In a nutshell, installing and using Stata packages are as simple as the following two lines of code (and a line of output):

. ssc install nicewords
. nicewords
Absolutely excellent!

Specifically, we use the builtin command ssc to install a package named nicewords in the first line, and then execute the command nicewords in the second line, which randomly prints some nice words.

Generally, a package can provide one or more Stata commands to use, depending on the complexity of the task it solves.

Where to find Stata packages

ssc - Statistical Software Components Archive

Stata packages are hosted at the Statistical Software Components (SSC) Archive, which is often called the Boston College Archive and provided by This explains the example above where we used the command ssc to manage (install) packages.

We can find recently added packages with . ssc new, and the top 10 most popular packages on SSC with . ssc hot. In fact, the top 10 for December 2022 are:

Rank # hits Package Author(s)
1 63836.7 outreg2 Roy Wada
2 54131.9 estout Ben Jann
3 33531.3 winsor2 Yujun Lian
4 32575.0 asdoc Attaullah Shah
5 23632.8 grstyle Ben Jann
6 21866.9 reghdfe Sergio Correia
7 17123.1 ftools Sergio Correia
8 16163.0 logout Roy Wada
9 16161.3 fastgini Zurab Sajaia
10 13942.7 coefplot Ben Jann

net - e.g., GitHub

Apart from SSC, some packages are available on other websites like GitHub. A growing trend is that package authors publish their code repositories on GitHub, which contain the devlopment version of the packages.

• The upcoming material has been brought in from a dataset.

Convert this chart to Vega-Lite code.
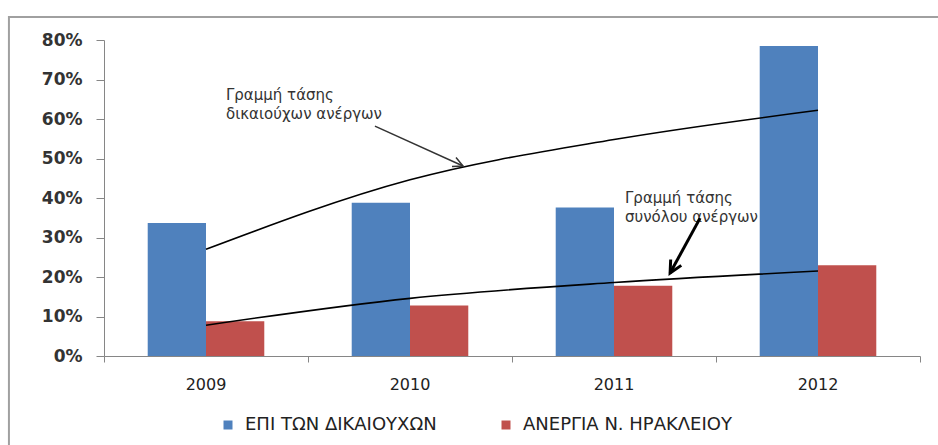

How to install and update packages

ssc install is pretty much all we need. For example, to install the package reghdfe:

. ssc install reghdfe

For packages outside SSC, we can install them using net. As an example, I have a package specurve on GitHub, which can be installed by:

. net install specurve, from("")

To update an existing package, we can add the option replace to the above command:

. ssc install reghdfe, replace
. net install specurve, replace from("")

Alternatively, we can use ado update:

. ado update, update // for community-contributed packages
. ado update, update ssconly // for SSC only

Some packages of my choice

reghdfe and ivreghdfe

reghdfe is among the top 10 Stata packages as we’ve seen above. It allows for multiple fixed effects in linear regressions, while the builtin xtreg allows only one fixed effect. It’s gold!

ivreghdfe is essentially reghdfe plus ivreg2, which allows us to include multiple fixed effects in instrumental variable regressions.

estout and outreg2

estout is also a top 10 Stata package that provides tools to make regression tables. We’ve seen an example from the previous post. I highly recommend, too!

outreg2 does a similar job in a simpler way. Yet if we want finer controls estout is perhaps better, in my humble opinion.

winsor and winsor2

Data is often noisy with extreme values or impossible values recorded by mistake. In some fields of research, we try to mitigate such concern by winsorization. Note that they may yield different results due to their different approaches in determining percentile values.